**DATASET CONTENT:**
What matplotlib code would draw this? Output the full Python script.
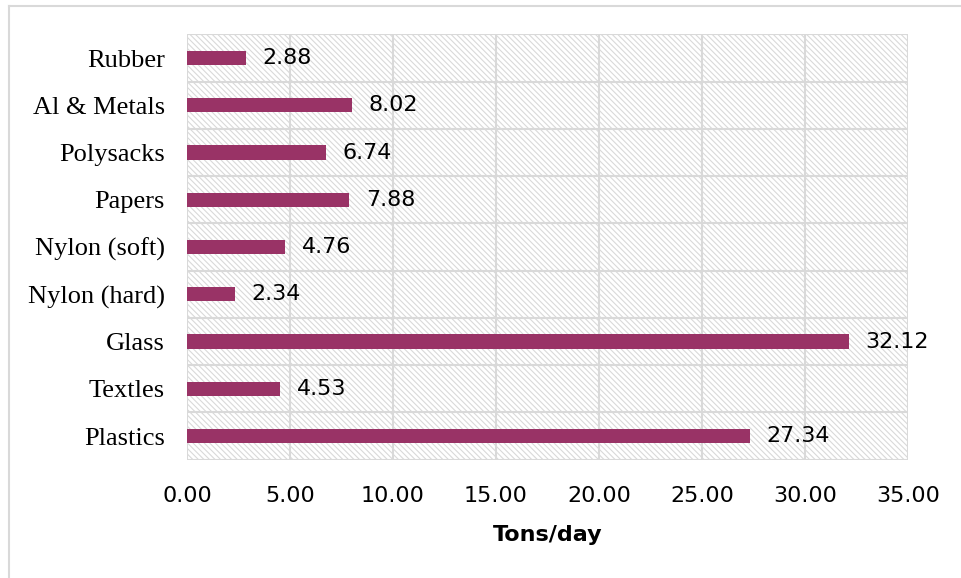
import matplotlib
matplotlib.use("Agg")
from matplotlib import pyplot as plt
from matplotlib.patches import Rectangle
from matplotlib.lines import Line2D
import numpy as np

# waste composition, tons per day
materials = ["Plastics", "Textles", "Glass", "Nylon (hard)", "Nylon (soft)",
             "Papers", "Polysacks", "Al & Metals", "Rubber"]
tons_per_day = [27.34, 4.53, 32.12, 2.34, 4.76, 7.88, 6.74, 8.02, 2.88]
x_ticks = [0, 5, 10, 15, 20, 25, 30, 35]

bar_color = "#993366"
grid_color = "#d9d9d9"
plt.rcParams["hatch.linewidth"] = 0.8

fig = plt.figure(figsize=(9.61, 5.78), dpi=100)
ax = fig.add_axes([0.1946, 0.2048, 0.7502, 0.7357])

y = np.arange(len(materials))
ax.barh(y, tons_per_day, height=0.3, color=bar_color, zorder=3)

# hatched plot area
ax.patch.set_visible(False)
bg = Rectangle((0, 0), 1, 1, transform=ax.transAxes, facecolor="white",
               edgecolor=grid_color, hatch="\\\\\\\\\\\\", linewidth=0, zorder=0)
ax.add_patch(bg)

ax.set_xlim(0, 35)
ax.set_ylim(-0.5, len(materials) - 0.5)
ax.set_xticks(x_ticks)
ax.set_xticklabels([f"{v:.2f}" for v in x_ticks], fontsize=16, family="DejaVu Sans")
ax.set_yticks(y)
ax.set_yticklabels(materials, fontsize=19, family="Liberation Serif")
ax.set_yticks(np.arange(len(materials) + 1) - 0.5, minor=True)
ax.tick_params(axis="x", length=0, pad=19)
ax.tick_params(axis="y", length=0, pad=16)
ax.tick_params(axis="y", which="minor", length=0)

ax.grid(axis="x", which="major", color=grid_color, linewidth=1.5, zorder=1)
ax.grid(axis="y", which="minor", color=grid_color, linewidth=1.5, zorder=1)
ax.grid(axis="y", which="major", visible=False)
for s in ax.spines.values():
    s.set_visible(False)

# value labels to the right of each bar
for yi, v in zip(y, tons_per_day):
    ax.text(v + 0.8, yi, f"{v:.2f}", va="center", ha="left",
            fontsize=16, family="DejaVu Sans", zorder=4)

ax.set_xlabel("Tons/day", fontsize=16, fontweight="bold", family="DejaVu Sans", labelpad=14)

# outer frame of the chart
fig.add_artist(Line2D([8.5 / 961, 8.5 / 961], [1 - 5.5 / 578, 0], color=grid_color, lw=1.5))
fig.add_artist(Line2D([8.5 / 961, 1], [1 - 5.5 / 578, 1 - 5.5 / 578], color=grid_color, lw=1.5))

fig.savefig("out.png", dpi=100)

**SHORT PROBLEM:** Starting with the first line of the data above and ending with the line containing "x_ticks = [0, 5, 10, 15, 20, 25, 30, 35]", please restate every line exactly, leaving images out.

**FINISHED EXERCISE:**
What matplotlib code would draw this? Output the full Python script.
import matplotlib
matplotlib.use("Agg")
from matplotlib import pyplot as plt
from matplotlib.patches import Rectangle
from matplotlib.lines import Line2D
import numpy as np

# waste composition, tons per day
materials = ["Plastics", "Textles", "Glass", "Nylon (hard)", "Nylon (soft)",
             "Papers", "Polysacks", "Al & Metals", "Rubber"]
tons_per_day = [27.34, 4.53, 32.12, 2.34, 4.76, 7.88, 6.74, 8.02, 2.88]
x_ticks = [0, 5, 10, 15, 20, 25, 30, 35]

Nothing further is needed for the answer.